We conducted guerilla theater actions throughout the Twin Cities. One instance. A pro-war (Vietnam) rally along the Mississippi would be visited by a boat made to look like the aircraft carrier, USS Enterprise. Howard and Rebecca and the Clergy and Laity women would set off in canoes to intercept the boat and prevent it from landing. This was to draw press.
Meanwhile those of us on the shore passed out press releases about the number of Vietnamese killed by bombing sorties from the Enterprise. In this instance we called ourselves P.U.K.E. People Upset about the Killing Enterprise.
I do not consider this action a folly. It got press action and allowed us to get our message out. The point.
The folly came as the Wild Goose Collective began to imagine bigger plans. Specifically, and how very Marjorie Taylor Greene of us, we began to imagine a balkinization of the U.S. Why? Because the United States, when acting as a hegemon, proposed to police the world. Couldn’t do that if it had become, say, broken up into different nations. Texas. California. The Upper Midwest. The grain and corn and cattle Belt. The South. The Northeast. Something like that.
Not much different from imagining Christian Nationalism in northern Idaho or a takeover of all the Federal lands in the West.
Second instance. After a bunch of us Minnesota progressives had helped get Paul Wellstone elected to the Senate, we also knocked off a twenty year Hennepin County commissioner and got our guy elected. We decided to form the FLA. The Farmer-Labor Association. Our motto: put the FL back in the DFL.

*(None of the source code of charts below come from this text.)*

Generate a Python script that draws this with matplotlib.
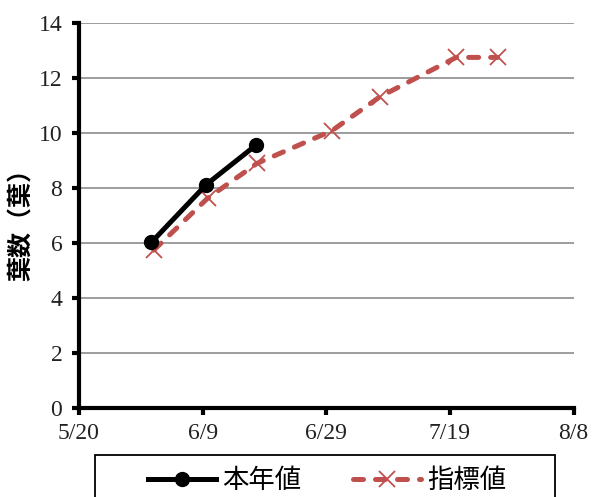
import matplotlib
matplotlib.use("Agg")
import matplotlib.pyplot as plt
from matplotlib.patches import Rectangle

# days counted from 5/20
honnen_days = [11.7, 20.6, 28.6]
honnen_leaves = [6.02, 8.13, 9.56]

shihyo_days = [12.1, 20.8, 28.8, 40.9, 48.7, 61.0, 67.7]
shihyo_leaves = [5.74, 7.63, 8.90, 10.09, 11.33, 12.76, 12.76]

tick_days = [0, 20, 40, 60, 80]
tick_labels = ["5/20", "6/9", "6/29", "7/19", "8/8"]

RED = "#C0504D"
JP = ["Noto Sans CJK JP", "DejaVu Sans"]

fig = plt.figure(figsize=(5.92, 4.97), dpi=100)
ax = fig.add_axes([0.1334, 0.1797, 0.969 - 0.1334, 0.953 - 0.1797])

ax.plot(shihyo_days, shihyo_leaves, color=RED, lw=3.6, dashes=(2.0, 2.4),
        dash_capstyle="round", marker="x", markersize=12, mew=1.3,
        label="指標値", zorder=3)
ax.plot(honnen_days, honnen_leaves, color="black", lw=3.6, marker="o",
        markersize=10, label="本年値", zorder=4)

ax.set_xlim(0, 80)
ax.set_ylim(0, 14)
ax.set_yticks(range(0, 15, 2))
ax.set_xticks(tick_days)
ax.set_xticklabels(tick_labels)
ax.grid(axis="y", color="#8c8c8c", lw=1.2)
ax.set_axisbelow(True)

for side in ("top", "right"):
    ax.spines[side].set_visible(False)
for side in ("left", "bottom"):
    ax.spines[side].set_linewidth(3)
    ax.spines[side].set_zorder(5)

ax.tick_params(axis="both", direction="out", length=5, width=3, color="black",
               labelsize=17, labelcolor="#222222")
ax.tick_params(axis="y", pad=7)
ax.tick_params(axis="x", pad=6)
for lbl in ax.get_xticklabels() + ax.get_yticklabels():
    lbl.set_family("Liberation Serif")

fig.text(22 / 592, 0.561, "葉数（葉）", rotation=90, ha="center", va="center",
         fontsize=18, fontweight="bold", family=JP)

# legend box runs off the bottom edge
fig.patches.append(Rectangle((95 / 592, -0.05), 460 / 592, 0.0845 + 0.05,
                             transform=fig.transFigure, fill=False,
                             edgecolor="black", lw=1.3))
handles, labels = ax.get_legend_handles_labels()
fig.legend(handles[::-1], labels[::-1], loc="center left",
           bbox_to_anchor=(148 / 592, 0.033), ncol=2, frameon=False,
           borderpad=0, borderaxespad=0, handlelength=2.58,
           handletextpad=0.22, columnspacing=1.97,
           prop={"family": JP, "size": 19})

fig.savefig("out.png", dpi=100)
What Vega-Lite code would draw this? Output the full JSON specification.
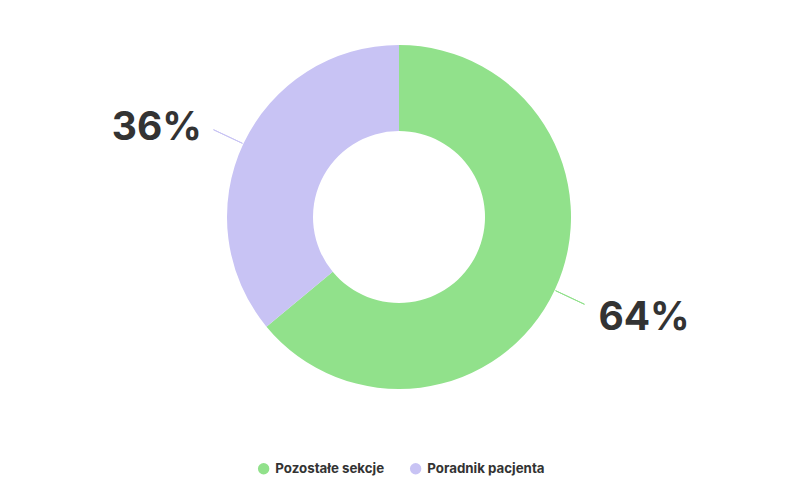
{
  "$schema": "https://vega.github.io/schema/vega-lite/v6.json",
  "width": 798,
  "height": 434,
  "padding": {"left": 0, "top": 0, "right": 2, "bottom": 46},
  "autosize": {"type": "none"},
  "background": "#ffffff",
  "config": {"view": {"stroke": null}},
  "data": {"values": [
    {"category": "Pozostałe sekcje", "value": 64, "label": "64%"},
    {"category": "Poradnik pacjenta", "value": 36, "label": "36%"}
  ]},
  "transform": [
    {"stack": "value", "groupby": [], "sort": [{"field": "category", "order": "descending"}], "as": ["start", "end"]},
    {"calculate": "(datum.start + datum.end) / 2", "as": "mid"}
  ],
  "layer": [
    {
      "mark": {"type": "arc", "outerRadius": 172, "innerRadius": 86, "padAngle": 0},
      "encoding": {
        "theta": {"field": "start", "type": "quantitative", "scale": {"domain": [0, 100], "range": [0, 6.283185307]}},
        "theta2": {"field": "end"},
        "color": {
          "field": "category", "type": "nominal",
          "scale": {"domain": ["Pozostałe sekcje", "Poradnik pacjenta"], "range": ["#91E18B", "#C8C3F4"]},
          "legend": {
            "title": null, "orient": "none", "legendX": 257, "legendY": 462, "direction": "horizontal",
            "symbolType": "circle", "symbolSize": 130, "symbolStrokeWidth": 0,
            "labelFont": "Inter", "labelFontSize": 13.3, "labelFontWeight": "bold", "labelColor": "#333333",
            "columnPadding": 24, "labelOffset": 5
          }
        }
      }
    },
    {
      "mark": {"type": "arc", "outerRadius": 205, "innerRadius": 173, "filled": false, "strokeWidth": 1},
      "encoding": {
        "theta": {"field": "mid", "type": "quantitative"},
        "theta2": {"field": "mid"},
        "stroke": {"field": "category", "type": "nominal", "legend": null,
          "scale": {"domain": ["Pozostałe sekcje", "Poradnik pacjenta"], "range": ["#91E18B", "#C8C3F4"]}}
      }
    },
    {
      "transform": [{"filter": "datum.category == 'Pozostałe sekcje'"}],
      "mark": {"type": "text", "radius": 262, "dx": 8, "dy": -11, "font": "Inter", "fontSize": 39, "fontWeight": "bold", "fill": "#333333", "align": "center", "baseline": "middle"},
      "encoding": {
        "theta": {"field": "mid", "type": "quantitative"},
        "text": {"field": "label"}
      }
    },
    {
      "transform": [{"filter": "datum.category == 'Poradnik pacjenta'"}],
      "mark": {"type": "text", "radius": 262, "dx": -5, "dy": 23, "font": "Inter", "fontSize": 39, "fontWeight": "bold", "fill": "#333333", "align": "center", "baseline": "middle"},
      "encoding": {
        "theta": {"field": "mid", "type": "quantitative"},
        "text": {"field": "label"}
      }
    }
  ]
}
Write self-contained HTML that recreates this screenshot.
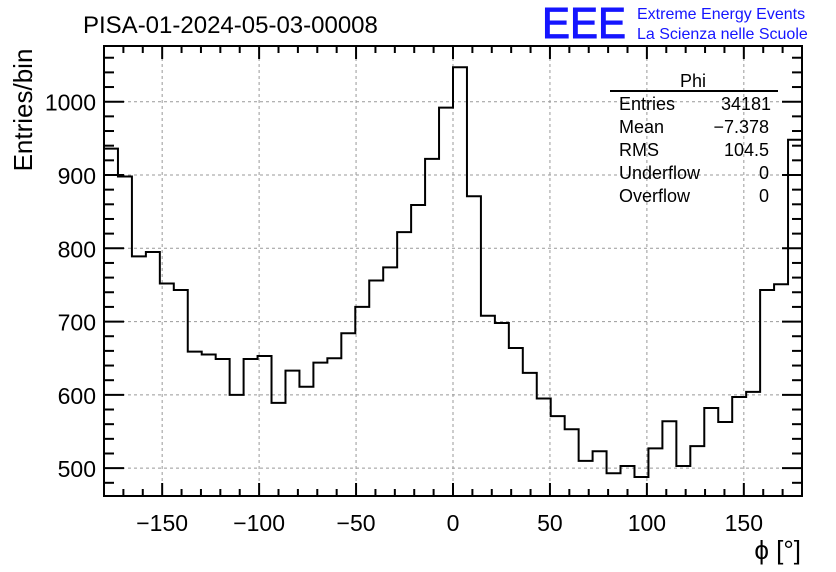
<!DOCTYPE html>
<html><head><meta charset="utf-8"><style>
body{margin:0;background:#fff;}
svg{display:block;font-family:"Liberation Sans",sans-serif;}
</style></head><body>
<svg id="c" width="836" height="572" viewBox="0 0 836 572">
<text x="83" y="33" font-size="24">PISA-01-2024-05-03-00008</text>
<text x="542" y="38" font-size="44" fill="#1515ff" stroke="#1515ff" stroke-width="1" textLength="84" lengthAdjust="spacingAndGlyphs">EEE</text>
<text x="637" y="19" font-size="16" fill="#1515ff">Extreme Energy Events</text>
<text x="637" y="39" font-size="16" fill="#1515ff">La Scienza nelle Scuole</text>
<g id="grid"></g>
<g id="ticks"></g>
<path id="hist" fill="none" stroke="#000" stroke-width="2"/>
<rect x="104" y="46" width="698" height="450" fill="none" stroke="#000" stroke-width="2"/>
<g id="labels" font-size="23"></g>
<text transform="translate(32,110) rotate(-90)" text-anchor="middle" font-size="26">Entries/bin</text>
<text x="801" y="559" text-anchor="end" font-size="26">ϕ [°]</text>
<g font-size="18">
<text x="693" y="87" text-anchor="middle">Phi</text>
<line x1="610" y1="91" x2="778" y2="91" stroke="#000" stroke-width="2"/>
<text x="619" y="110">Entries</text><text x="771" y="110" text-anchor="end">34181</text>
<text x="619" y="133">Mean</text><text x="769" y="133" text-anchor="end">−7.378</text>
<text x="619" y="156">RMS</text><text x="769" y="156" text-anchor="end">104.5</text>
<text x="619" y="179">Underflow</text><text x="769" y="179" text-anchor="end">0</text>
<text x="619" y="202">Overflow</text><text x="769" y="202" text-anchor="end">0</text>
</g>
</svg>
<script>
const counts=[936,898,789,795,752,743,659,655,649,600,649,653,589,633,611,644,650,684,720,756,774,822,859,922,992,1047,871,708,698,664,630,595,571,553,510,523,493,503,488,527,564,503,530,582,563,597,604,743,751,948];
const xMin=-180,xMax=180;
const yMin=462,yMax=1076;
const xTickLabels=[-150,-100,-50,0,50,100,150];
const yTickLabels=[500,600,700,800,900,1000];
const L=104,R=802,T=46,B=496;
const NS='http://www.w3.org/2000/svg';
function X(v){return L+(v-xMin)/(xMax-xMin)*(R-L);}
function Y(v){return B-(v-yMin)/(yMax-yMin)*(B-T);}
function el(t,a,p){const e=document.createElementNS(NS,t);for(const k in a)e.setAttribute(k,a[k]);p.appendChild(e);return e;}
const w=(xMax-xMin)/counts.length;
let d='';
counts.forEach((c,i)=>{const x0=X(xMin+i*w),x1=X(xMin+(i+1)*w),y=Y(c);
d+=(i===0?'M'+x0+','+y:'L'+x0+','+y)+'L'+x1+','+y;});
const hp=document.getElementById('hist');hp.setAttribute('d',d);
const grid=document.getElementById('grid'),ticks=document.getElementById('ticks'),labels=document.getElementById('labels');
xTickLabels.forEach(v=>{const x=X(v);
const g=el('line',{x1:x,x2:x,y1:T,y2:B,stroke:'#999','stroke-dasharray':'3,3','stroke-width':1},grid);


const t=el('text',{x:x,y:531,'text-anchor':'middle'},labels);t.textContent=v<0?'−'+(-v):String(v);

});
yTickLabels.forEach(v=>{const y=Y(v);
const g=el('line',{x1:L,x2:R,y1:y,y2:y,stroke:'#999','stroke-dasharray':'3,3','stroke-width':1},grid);


const t=el('text',{x:96,y:y+9,'text-anchor':'end'},labels);t.textContent=v;

});
for(let v=-180;v<=180;v+=10){const x=X(v),len=(v%50===0)?13:7;
el('line',{x1:x,x2:x,y1:B,y2:B-len,stroke:'#000','stroke-width':2},ticks);
el('line',{x1:x,x2:x,y1:T,y2:T+len,stroke:'#000','stroke-width':2},ticks);}
for(let v=480;v<=1060;v+=20){const y=Y(v),len=(v%100===0)?20:10;
el('line',{x1:L,x2:L+len,y1:y,y2:y,stroke:'#000','stroke-width':2},ticks);
el('line',{x1:R,x2:R-len,y1:y,y2:y,stroke:'#000','stroke-width':2},ticks);}
</script>
</body></html>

Again. This was not the folly. We did elect other progressives to city council seats, the legislature, and helped set the Twin Cities on a progressive path.
However. As we began to succeed, we got ambitious. And decided to push for state level progressive programs to build affordable housing, make health care available for all, free job training, and expand a state version of food assistance. The best became the enemy of the good. We ignored the political realities of our situation and tried to get the whole pie all at once rather than accept the incremental change that is how policy changes get made in a democracy.
We failed. Energy sank. And, like the Wild Goose Collective, we all went our separate ways. Some of us, of course, remained politically active, but the cohesion and energy we had dissipated because we wanted too much, too fast. Look at the Freedom Caucus in the House of Representatives.
Third instance. Judy Merritt and I bought a farm in northern Minnesota. Near Park Rapids and Lake Itasca. We named it the Peaceable Kingdom. It would be a place of refuge and later training for those wanting to dismantle the system. Except. Judy and I weren’t getting along.
She took off with the guy who farmed our land as a renter. I sold the farm and moved back to the Twin Cities to finish seminary. We had exercised our right to exit without realizing how important personal relationships are when executing big plans.
My point here is that a lot of the Far Right action I’ve seen and read about suffers from similar problems. It’s in the realm of political fantasy. And, it doesn’t reckon with the facts of human relationships or how change gets made in a democracy. Not all of it. But a substantial portion. Like the Christian Nationalists. Like the folks who believe they can force the Federal Government to turn over lands to the states. Who, BTW, don’t want them.
Might be cold comfort, but I can see the same seeds of self destruction sown in the West today that my colleagues and I sowed in those oh so remarkable days of the early seventies in Minnesota.